Blues in the 1960s and 1970s

Submitted by AWL on 24 April, 2008 - 8:39 Author: Peter Burton

Continuing a series on the history of the blues

By the beginning of the 1960s, genres influenced by African American music such as rock and roll and soul were part of mainstream popular music. White performers had brought African-American music to new audiences, both within the US and abroad. In the UK, bands emulated US blues legends, and UK blues-rock-based bands had an influential role throughout the 1960s.

Blues performers such as John Lee Hooker and Muddy Waters continued to perform to enthusiastic audiences, inspiring new artists steeped in traditional blues, such as New York-born Taj Mahal.

John Lee Hooker blended his blues style with rock elements and playing with younger white musicians, creating a musical style that can be heard on the 1971 album Endless Boogie. BB King’s virtuoso guitar technique earned him the eponymous title “king of the blues”. In contrast to the Chicago style, King’s band used strong brass support from a saxophone, trumpet, and trombone, instead of using slide guitar or harp. Tennessee-born Bobby “Blue” Bland, like B.B. King, also straddled the blues and R&B genres.

During this period, Freddie King and Albert King often played with rock and soul musicians (Eric Clapton, Booker T & the MGs) and had a major influence on those styles of music that has carried through to the present.

The music of the civil rights and free speech movements in the US prompted a resurgence of interest in American roots music and early African American music. As well as traditional venues, music festivals such as the Newport Folk Festival brought traditional blues to a new audience, which helped to revive interest in pre-war acoustic blues and performers such as Son House, Mississippi John Hurt, Skip James, and the Reverend Gary Davis. (Skip James at Newport in 1963 blew a white middle class audience away with his guitar playing, having not played or recorded for 30 years )

These artists began to tour again after many decades of not playing, bringing blues to a new wealthier generation of young people . Muddy Waters had been playing electric blues as part of the American Blues Music tours in Europe from 1958 onwards. Dylans’ 1963 and 1964 Newport performances had made him popular with the Newport crowd, but on July 25, 1965 Dylan was booed by some fans when he played alongside an electric blues/rock and roll band while headlining the festival. (The backing players were from the Chicago based and influential Paul Buttersfield Blues band — most notably Mike Bloomfield on lead guitar.)

It is usually said that the reason for the crowd’s hostile reception was Dylan’s “abandoning” of the folk orthodoxy, or poor sound quality on the night (or a combination of the two).

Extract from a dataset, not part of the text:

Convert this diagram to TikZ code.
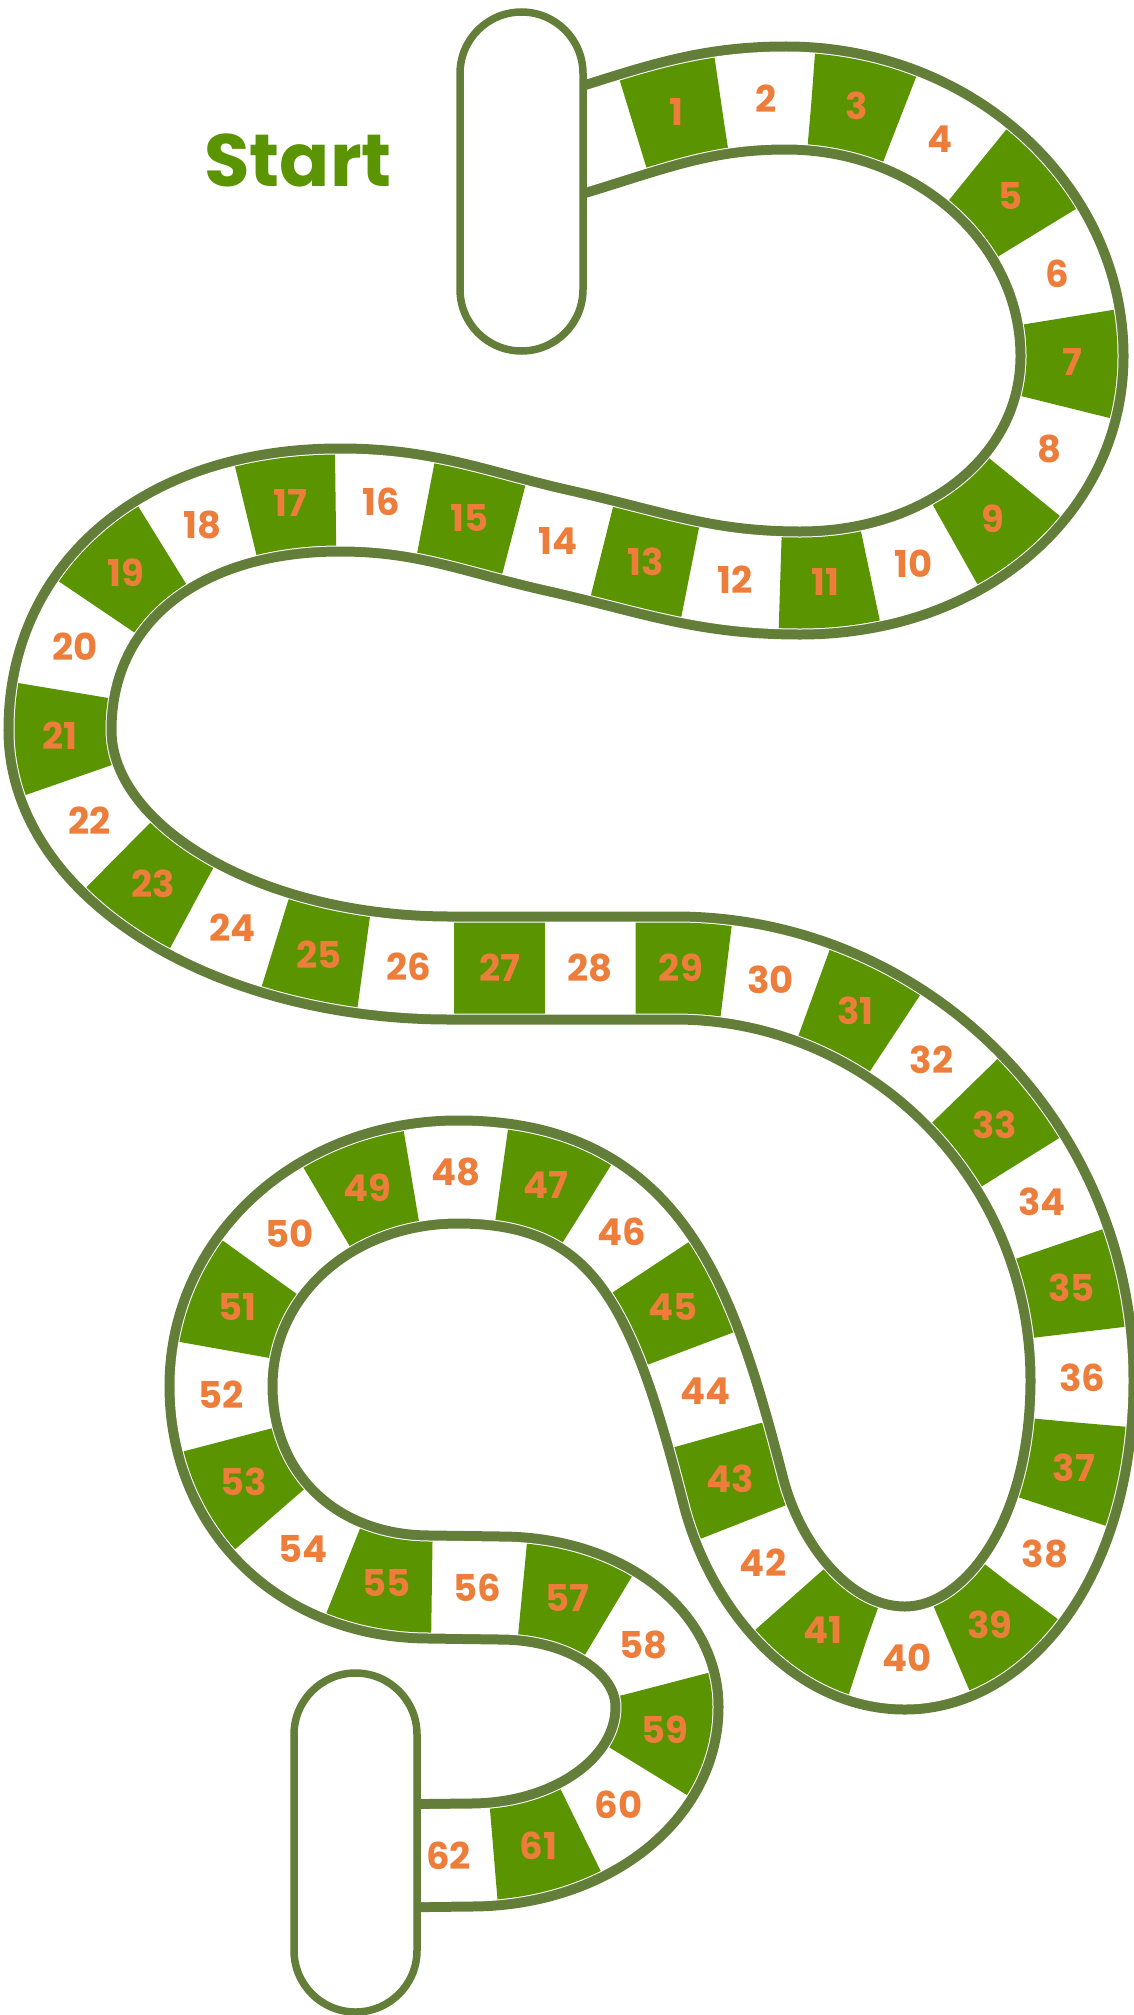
\documentclass[tikz,border=0pt]{standalone}
\usepackage{fontspec}
\setmainfont{Poppins}
\usetikzlibrary{decorations.markings}
\definecolor{bordergreen}{RGB}{99,126,56}
\definecolor{cellgreen}{RGB}{90,148,0}
\definecolor{numorange}{RGB}{237,125,58}
\newcommand\snakepath{(549,150)
 .. controls (645,122) and (696,98) .. (786,98)
 .. controls (944,98) and (1072,214) .. (1072,356)
 .. controls (1072,485) and (955,583) .. (800,583)
 .. controls (704,583) and (653,562) .. (560,541)
 .. controls (475,522) and (427,500) .. (340,500)
 .. controls (172,500) and (60,592) .. (60,730)
 .. controls (60,861) and (235,968) .. (450,968)
 -- (675,968)
 .. controls (900,968) and (1082,1153) .. (1082,1380)
 .. controls (1082,1552) and (995,1658) .. (905,1658)
 .. controls (819,1658) and (754,1573) .. (733,1490)
 .. controls (683,1296) and (638,1172) .. (458,1172)
 .. controls (325,1172) and (221,1266) .. (221,1386)
 .. controls (221,1503) and (309,1587) .. (430,1587)
 -- (500,1588)
 .. controls (594,1588) and (667,1640) .. (667,1707)
 .. controls (667,1790) and (580,1855) .. (470,1855)
 -- (385,1856)}
\tikzset{
  numtext/.style={font=\fontsize{37}{37}\selectfont\bfseries, text=numorange, inner sep=0pt},
  pill/.style={draw=bordergreen, line width=7.5pt, fill=white, rounded corners=61.5pt, minimum width=123pt, minimum height=339pt, inner sep=0pt},
  starttext/.style={font=\fontsize{74}{74}\selectfont\bfseries, text=cellgreen, inner sep=0pt}
}
\begin{document}
\begin{tikzpicture}[x=1pt, y=-1pt]
\useasboundingbox (0,0) rectangle (1134,2015);
% measure the track length
\path[decoration={markings, mark=at position 0.5 with {\pgfmathsetmacro\tmplen{\pgfdecoratedpathlength}\global\let\snakelen\tmplen}}, decorate] \snakepath;
\pgfmathsetmacro\sA{88}
\pgfmathsetmacro\eA{18}
\pgfmathsetmacro\cellL{(\snakelen-\sA-\eA)/62}
\pgfmathsetmacro\dphase{2*\cellL-\sA}
\pgfmathsetmacro\markA{\sA+\cellL/2}
\pgfmathsetmacro\markB{\snakelen-\eA-\cellL/4}
% track
\draw[bordergreen, line width=113pt] \snakepath;
\draw[white, line width=93pt] \snakepath;
\draw[cellgreen, line width=91pt, dash pattern=on \cellL pt off \cellL pt, dash phase=\dphase pt] \snakepath;
\path[decoration={markings, mark=between positions \markA pt and \markB pt step \cellL pt with {\node[numtext] (num\pgfkeysvalueof{/pgf/decoration/mark info/sequence number}) {\pgfkeysvalueof{/pgf/decoration/mark info/sequence number}};}}, decorate] \snakepath;
% pills
\node[pill] (startpill) at (521.5,181.5) {};
\node[pill] (endpill) at (355.5,1842.5) {};
\node[starttext] (start) at (298,160) {Start};
\end{tikzpicture}
\end{document}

This incident, Dylan’s first live “plugged-in” set of his professional career, marked the shift in his artistic direction from folk to rock, and had wider implications for both styles of music. He added his authority to what the electric bluesmen were already doing, bringing the unofficial and artificial separate acoustic folk and electric blues culture to an end — much to the annoyance of many Stalinist purist folkies (for a detailed history of the CPGB Stalinists’ mindset about Folk Music see C P Lee: “Bob Dylan and the road to the Manchester Free trade Hall”).

Ewan McColl, in spite of his radical radio shows and contribution to political song, was one of the purists who insisted on artists singing in their own national tongue.